Feeling Much Better

I don't know what was wrong with me last night but I just couldn't go to sleep. Maybe it was all that resting I did yesterday. So I stayed up until 4:30 a.m. (I know I'm crazy) working on none other than my blog layout. This one I did all myself, no template here, so after about 4 hours I think I've mastered the whole html thing. Anyway, I woke up at 8 a.m. not really ready to wake up but needing to get the kids ready for their visit and Jaidyn ready to take to school. Social Services had a runner come and get the kids today because I wasn't sure how I was going to be feeling. Luis did not want to go. I have never seen him act this way before, when the social worker came to the door he took of crying and ran to the family room. I went in to pick him up and try to assure him that everything was going to be okay and that he'd be back home soon. He calmed down a little and then when I went to put him the car seat he started crying again. I felt horrible. I gave him a hug and tried to calm him down but he just didn't want to go. A little while later I talked to our Social Worker on the telephone and told her what happened, she said "yeah, that's normal". Are you kidding me? That is not normal. I don't even know why we are continuing with these visits anyway, everyone I've talked to my mentors, including CASA have said that we shouldn't be having visits still. The parent's rights are going to be terminated, the Judge granted that and there is no chance that they'll get the kids back at this point, so why are they putting Luis and Luhanie through this? Next week the Social Worker wants to have 2 visits instead of one, just to suffice the parents, this is actually what she told me. I really like our Social Worker, we get along really well, but I am not understanding her intentions here at all. So I've decided that no more "miss nice D" I'm going to start putting my foot down and become a worst nightmare if needs be, but I can't put Luis or Luhanie through this anymore, it's really not fair to them.

So the funny thing is, I got about 4 hours of sleep last night and I have so much energy today I don't know what to do with it all. It's probably just because I'm feeling lots better, I really don't like being sick, and I especially don't like having to lay around all day, I am a busy body, always doing something, it use to drive John crazy, he's a lot more laid back than me and likes his relaxation time, but I think he's gotten use to it by now. So anyway, the kids were off on their visit for 2 hours. 2 hours to myself! I just didn't know what to do, so I decided to make some bread. I found this great recipe and decided to give it a try, it turns out I'm a horrible bread maker. I have tried and tried to make good bread, but it just never turns out. So like a dummy I attempt it once again and my bread is not rising! I just don't know what I do wrong, I follow the recipe exactly and it just never turns out. I'm not giving up though, one day I know I'll make the most amazing bread, and I'll keep it as my secret recipe, only sharing it with those who also have horrible experiences in bread making as well.

Comments

Tami said…
I'm thinking your body must not like Overton!! maybe it's the heat!!! I'm glad your feeling better.
Groff Family said…
So glad that you are feeling better!

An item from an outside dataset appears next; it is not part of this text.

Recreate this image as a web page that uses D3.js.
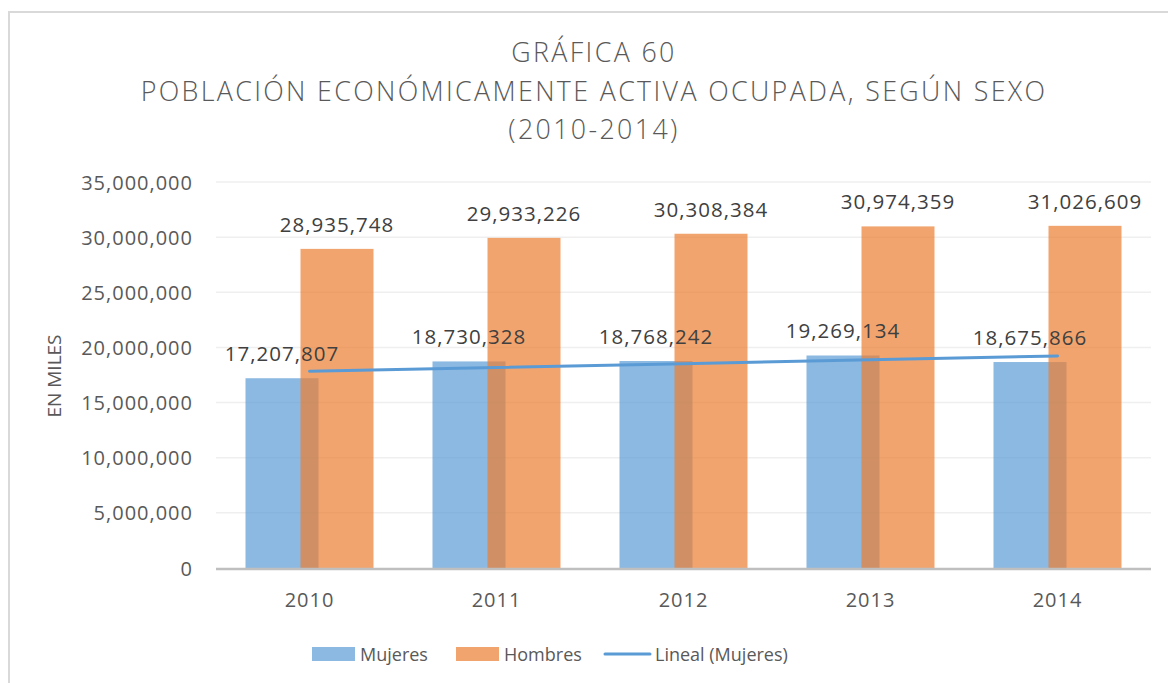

I'm sorry that Luis and Luhanie have to still go through the visits nightmare. I hope that you will be able to talk some sense into your caseworker.
Ann Marie said…
I love your new layout. It was nice seeing you last week.
Familia Fowler said…
I totally agree, Mean Miss D needs to worry ONLY about the kids, not about the SWkr and the non-parents. You are their mommy! We are behind you!
Jenn G. said…
Cute blog layout. It is time to get tough...go for it girlfriend, you can do it. :-)
Are you testing your yeast and making sure it's reacting, or watching the temperature of your water or butter. Jenny Amundsen taught me how to make some dang good bread, she might be able to help you in that department.
carlen said…
LOVELY BLOG! and I'm so glad you're feeling better! I'm a busy body too so I know how miserable it is to be miserable and not be able to do what you want to do! glad you have a wonderful husband and mom! Luis & Luhanie are so lucky to have you!

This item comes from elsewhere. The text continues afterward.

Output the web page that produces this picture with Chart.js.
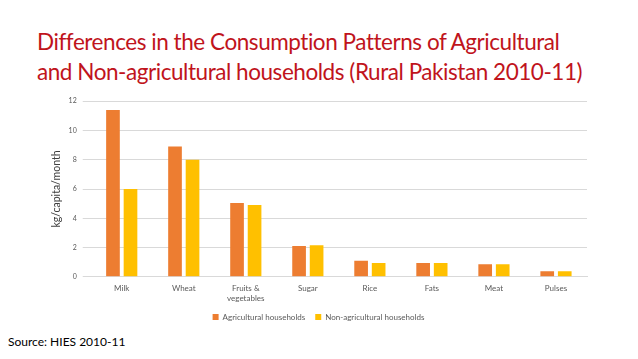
<!DOCTYPE html>
<html>
<head>
<meta charset="utf-8">
<script src="https://cdn.jsdelivr.net/npm/chart.js@4"></script>
<style>
  body { margin: 0; background: #fff; width: 638px; height: 359px; overflow: hidden; position: relative; font-family: Lato, "Open Sans", sans-serif; }
  #title { position: absolute; left: 37px; top: 27px; color: #C0141C; font-size: 22.5px; line-height: 30px; letter-spacing: -0.45px; }
  #source { position: absolute; left: 8px; top: 334px; font-size: 12px; color: #000; }
  #wrap { position: absolute; left: 50px; top: 91px; width: 547px; height: 240px; }
</style>
</head>
<body>
<div id="title">Differences in the Consumption Patterns of Agricultural<br>and Non-agricultural households (Rural Pakistan 2010-11)</div>
<div id="wrap"><canvas id="chart"></canvas></div>
<div id="source">Source: HIES 2010-11</div>
<script>
const categories = ['Milk', 'Wheat', ['Fruits &', 'vegetables'], 'Sugar', 'Rice', 'Fats', 'Meat', 'Pulses'];
const agricultural = [11.4, 8.9, 5.05, 2.1, 1.1, 0.95, 0.85, 0.38];
const nonAgricultural = [6.0, 8.0, 4.9, 2.15, 0.95, 0.95, 0.85, 0.38];
const yTicks = [0, 2, 4, 6, 8, 10, 12];

const ctx = document.getElementById('chart').getContext('2d');
new Chart(ctx, {
    type: 'bar',
    data: {
        labels: categories,
        datasets: [{
            label: 'Agricultural households',
            data: agricultural,
            backgroundColor: '#ED7D31',
            barPercentage: 0.78,
            categoryPercentage: 0.565
        }, {
            label: 'Non-agricultural households',
            data: nonAgricultural,
            backgroundColor: '#FFC000',
            barPercentage: 0.78,
            categoryPercentage: 0.565
        }]
    },
    options: {
        responsive: true,
        maintainAspectRatio: false,
        animation: false,
        layout: { padding: { top: 2, right: 10 } },
        plugins: {
            legend: {
                position: 'bottom',
                labels: { boxWidth: 6, boxHeight: 6, font: { size: 8, family: 'Lato' }, color: '#595959', padding: 10 }
            },
            tooltip: { enabled: false }
        },
        scales: {
            x: {
                grid: { display: false, drawTicks: false },
                border: { color: '#d9d9d9' },
                ticks: { font: { size: 8, family: 'Lato' }, color: '#595959', maxRotation: 0, padding: 7 },
                // pull the legend a bit closer to the labels
                afterFit: scale => { scale.height -= 7; }
            },
            y: {
                min: 0,
                max: 12,
                afterBuildTicks: axis => { axis.ticks = yTicks.map(v => ({ value: v })); },
                grid: { color: '#d9d9d9' },
                border: { display: false },
                ticks: { font: { size: 7, family: 'Lato' }, color: '#595959', padding: 6 },
                title: { display: true, text: 'kg/capita/month', font: { size: 10.5, family: 'Lato' }, color: '#404040', padding: 0 }
            }
        }
    }
});
</script>
</body>
</html>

And I am so glad it's not just me that has a terrible problem making bread! everyone tells me it is so easy . . . but i'm certain now that they are all lying!

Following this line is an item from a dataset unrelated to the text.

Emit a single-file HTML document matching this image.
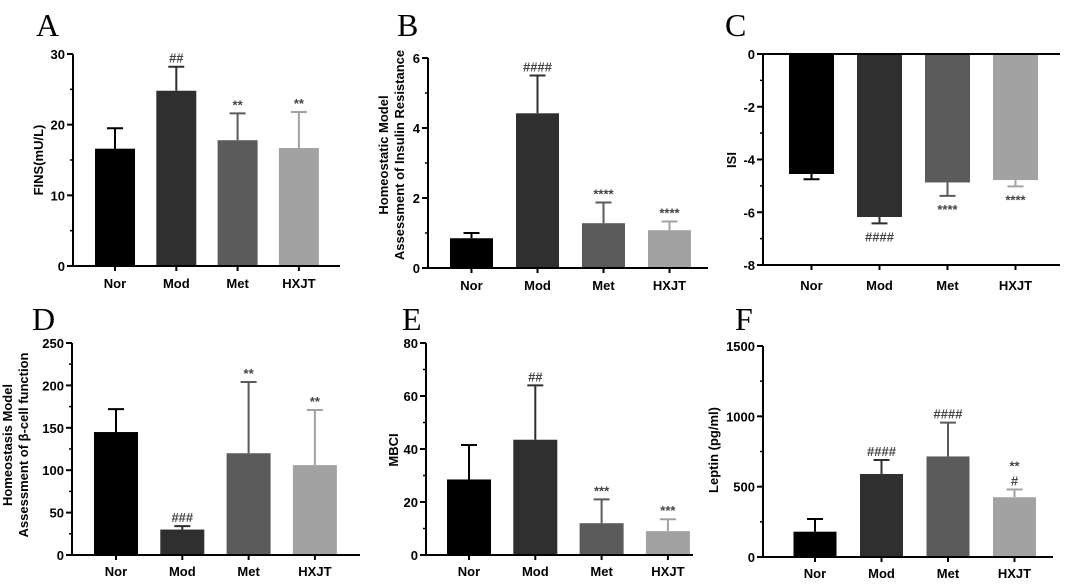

in my defense, I'm good at baking plenty of other things just fine, but BREAD and I SIMPLY DO NOT GET ALONG! so if you ever do figure it out, please let me be one of the ones that gets to learn the SECRET! in the mean time, I buy that rhodes roll freezer dough and my family raves about my delicious "homemade" rolls! (that's what they thing "homemade" means around here.)
EaGLeSToNs said…
So sorry to hear you weren't feeling well. That is no fun at all. I also hope your social worker gets a clue and puts an end to the visits. That is plain crazy. The new layout is great. You need to teach us all how to do it now.